The hospital got its wish this spring when House Democrats inserted that provision into their health care reform bill - only to see former Alaska Gov. Sarah Palin seize on it as she warned about "death panels" that would deny care to the elderly.

Despite widespread debunking, those warnings have led lawmakers to say they will drop the provision.

"It's really distressing," hospital official Bud Hammes said. "These things need to be addressed."

La Crosse became a pioneer in addressing end-of-life questions in the mid-1980s, after Hammes, a native of the city who has a doctorate in philosophy from the University of Notre Dame, arrived at Gundersen as director of medical humanities, charged with educating resident physicians about ethics.

He noticed a "troubling pattern," he said, in which family members struggled to make medical decisions, such as whether to continue dialysis after a stroke.

"We'd turn to the family and say, 'We need your input.

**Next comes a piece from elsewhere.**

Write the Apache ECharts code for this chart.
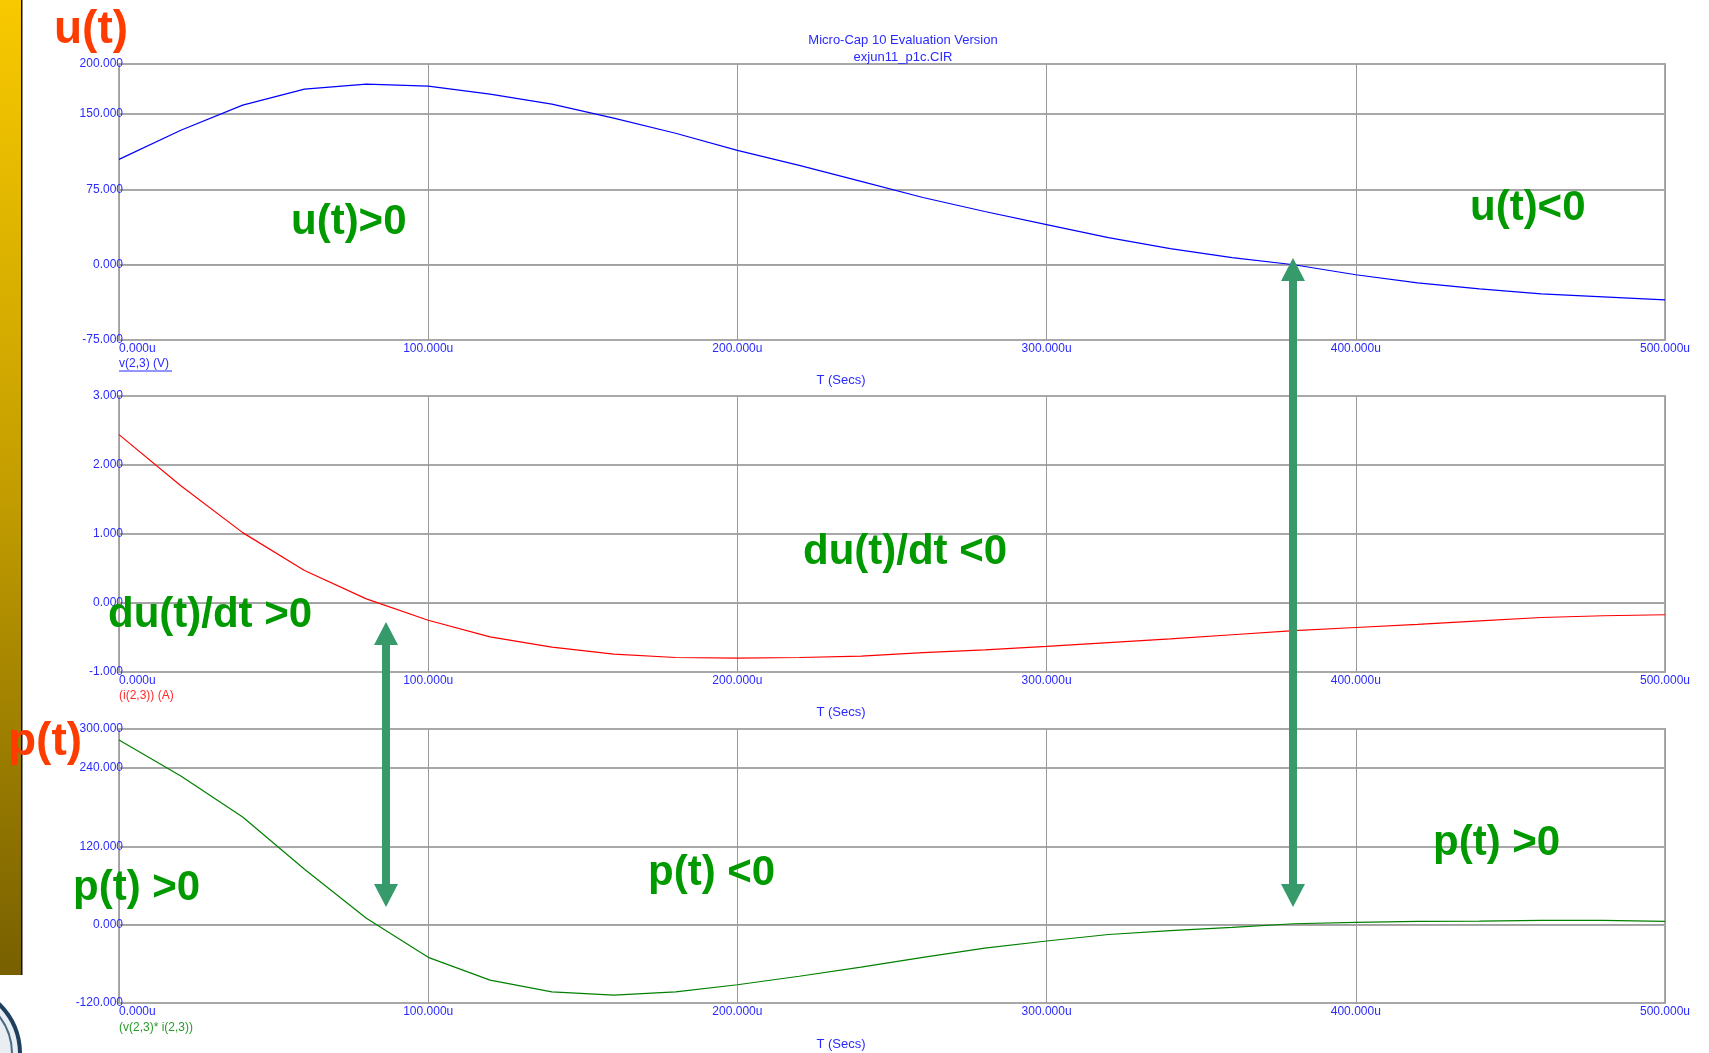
<!DOCTYPE html>
<html><head><meta charset="utf-8">
<script src="https://cdn.jsdelivr.net/npm/echarts@6/dist/echarts.min.js"></script>
<style>html,body{margin:0;padding:0;background:#fff}#c{width:1709px;height:1053px}</style>
</head><body><div id="c"></div><script>
// time in microseconds
const timeUs = [0,20,40,60,80,100,120,140,160,180,200,220,240,260,280,300,320,340,360,380,400,420,440,460,480,500];
// v(2,3) (V)
const voltage = [105,134,159,175,180,178,170,160,146,131,114,99,83,67,53,40,27,16,7,0,-10,-18,-24,-29,-32,-35];
// i(2,3) (A)
const current = [2.44,1.70,1.02,0.47,0.06,-0.25,-0.49,-0.64,-0.74,-0.79,-0.80,-0.79,-0.77,-0.72,-0.68,-0.63,-0.575,-0.52,-0.46,-0.40,-0.355,-0.31,-0.26,-0.21,-0.185,-0.17];
// v(2,3)*i(2,3)
const power = [283,228,165,85,10,-50,-85,-103,-108,-103,-92,-79,-65,-50,-36,-25,-15,-9,-4,1.5,3.5,5,5.5,6.5,6.5,5];

const yRanges = [[-75,200,75],[-1,3,1],[-120,300,120]];
const seriesData = [voltage, current, power];
const seriesColors = ['#0000ff','#ff0000','#008000'];

const FONT = '"Liberation Sans", Arial, sans-serif';
const LBL = '#2a2aff';
const grids = [{top:64,height:276},{top:396,height:276},{top:729,height:274}];

const chart = echarts.init(document.getElementById('c'));
const xAxes = [], yAxes = [], series = [];
grids.forEach((g,i)=>{
  xAxes.push({type:'value',gridIndex:i,min:0,max:500,interval:100,
    axisLine:{show:true,lineStyle:{color:'#a0a0a0',width:1}},
    axisTick:{show:false},
    axisLabel:{color:LBL,fontSize:12,fontFamily:FONT,margin:3,alignMinLabel:'left',
      formatter:v=>v.toFixed(3)+'u'},
    splitLine:{show:true,lineStyle:{color:'#9a9a9a',width:1}}});
  yAxes.push({type:'value',gridIndex:i,min:yRanges[i][0],max:yRanges[i][1],interval:yRanges[i][2],
    axisLine:{show:true,lineStyle:{color:'#a0a0a0',width:1}},
    axisTick:{show:false},
    axisLabel:{color:LBL,fontSize:12,fontFamily:FONT,margin:-4,formatter:v=>v.toFixed(3)},
    splitLine:{show:true,lineStyle:{color:'#a8a8a8',width:2}}});
  series.push({type:'line',xAxisIndex:i,yAxisIndex:i,showSymbol:false,symbol:'none',
    data:timeUs.map((t,k)=>[t,seriesData[i][k]]),
    lineStyle:{color:seriesColors[i],width:1.2},animation:false});
});

function arrow(x, yTop, yBot, up, down){
  const hl=23, hw=12, sw=4, pts=[];
  if(up){pts.push([x,yTop],[x+hw,yTop+hl],[x+sw,yTop+hl]);} else {pts.push([x+sw,yTop]);}
  if(down){pts.push([x+sw,yBot-hl],[x+hw,yBot-hl],[x,yBot],[x-hw,yBot-hl],[x-sw,yBot-hl]);} else {pts.push([x+sw,yBot],[x-sw,yBot]);}
  if(up){pts.push([x-sw,yTop+hl],[x-hw,yTop+hl]);} else {pts.push([x-sw,yTop]);}
  return {type:'polygon',z:100,shape:{points:pts},style:{fill:'#379a6b'}};
}
function txt(t,x,y,fill,font,align){
  return {type:'text',z:100,style:{text:t,x:x,y:y,fill:fill,font:font,align:align||'left',verticalAlign:'middle'}};
}
const bigG = 'bold 42px ' + FONT;
const bigR = 'bold 46px ' + FONT;
const small = '12px ' + FONT;
const mid = '13px ' + FONT;

const graphics = [
  {type:'rect',z:50,shape:{x:0,y:0,width:21,height:975},
   style:{fill:new echarts.graphic.LinearGradient(0,0,0,1,[{offset:0,color:'#f8c900'},{offset:0.5,color:'#c49e00'},{offset:1,color:'#786000'}])}},
  {type:'rect',z:50,shape:{x:21,y:0,width:1.5,height:975},style:{fill:'#111'}},
  {type:'circle',z:50,shape:{cx:-50,cy:1054,r:70},style:{fill:'#e8eef2',stroke:'#1f3f5f',lineWidth:4}},
  {type:'circle',z:50,shape:{cx:-50,cy:1054,r:62},style:{fill:'none',stroke:'#4a6a86',lineWidth:2}},
  txt('Micro-Cap 10 Evaluation Version',903,40,'#2a2aff',mid,'center'),
  txt('exjun11_p1c.CIR',903,57,'#2a2aff',mid,'center'),
  txt('v(2,3) (V)',119,364,'#2a2aff',small),
  {type:'line',z:100,shape:{x1:119,y1:371,x2:172,y2:371},style:{stroke:'#2a2aff',lineWidth:1}},
  txt('(i(2,3)) (A)',119,696,'#ff2a2a',small),
  txt('(v(2,3)* i(2,3))',119,1028,'#2a9a2a',small),
  txt('T (Secs)',841,380,'#2a2aff',mid,'center'),
  txt('T (Secs)',841,712,'#2a2aff',mid,'center'),
  txt('T (Secs)',841,1044,'#2a2aff',mid,'center'),
  txt('u(t)',54,30,'#ff3c00',bigR),
  txt('p(t)',8,742,'#ff3c00',bigR),
  txt('u(t)>0',291,222,'#009900',bigG),
  txt('u(t)<0',1470,208,'#009900',bigG),
  txt('du(t)/dt >0',108,615,'#009900',bigG),
  txt('du(t)/dt <0',803,552,'#009900',bigG),
  txt('p(t) >0',73,888,'#009900',bigG),
  txt('p(t) <0',648,873,'#009900',bigG),
  txt('p(t) >0',1433,843,'#009900',bigG),
  arrow(386,622,907,true,true),
  arrow(1293,258,907,true,true)
];

chart.setOption({
  animation:false,
  backgroundColor:'#ffffff',
  grid:grids.map(g=>({left:119,right:44,top:g.top,height:g.height,show:true,borderColor:'#aaaaaa',borderWidth:2,backgroundColor:'transparent'})),
  xAxis:xAxes, yAxis:yAxes, series:series, graphic:graphics
});
</script></body></html>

If your mother or father could speak now, what would they tell you?' And the family would say, 'If we only knew,'" said Hammes, 59.

Backed by a few other hospitals, Gundersen set out to change the federal rules to reward end-of-life planning.

After sporadic bipartisan attempts in recent years to add consultation payments to Medicare, Rep. Earl Blumenauer (D-Ore.), submitted legislation this spring, with several Republican co-sponsors, that included a provision to reimburse doctors for consultations. A few months later, House Democrats tucked similar language into their health care reform bill.

Then the uproar began. Gundersen officials were particularly upset when Sen. Charles Grassley (R-Iowa) whom they had considered an ally, said the government should not "pull the plug on Grandma."

Gundersen officials still are fighting to keep consultation payments in the bill. The discussions do not promote less aggressive care, Hammes said. "We're not trying to talk them into anything. We're trying to understand their values and goals, and tell them what medical science can and can't do," he said.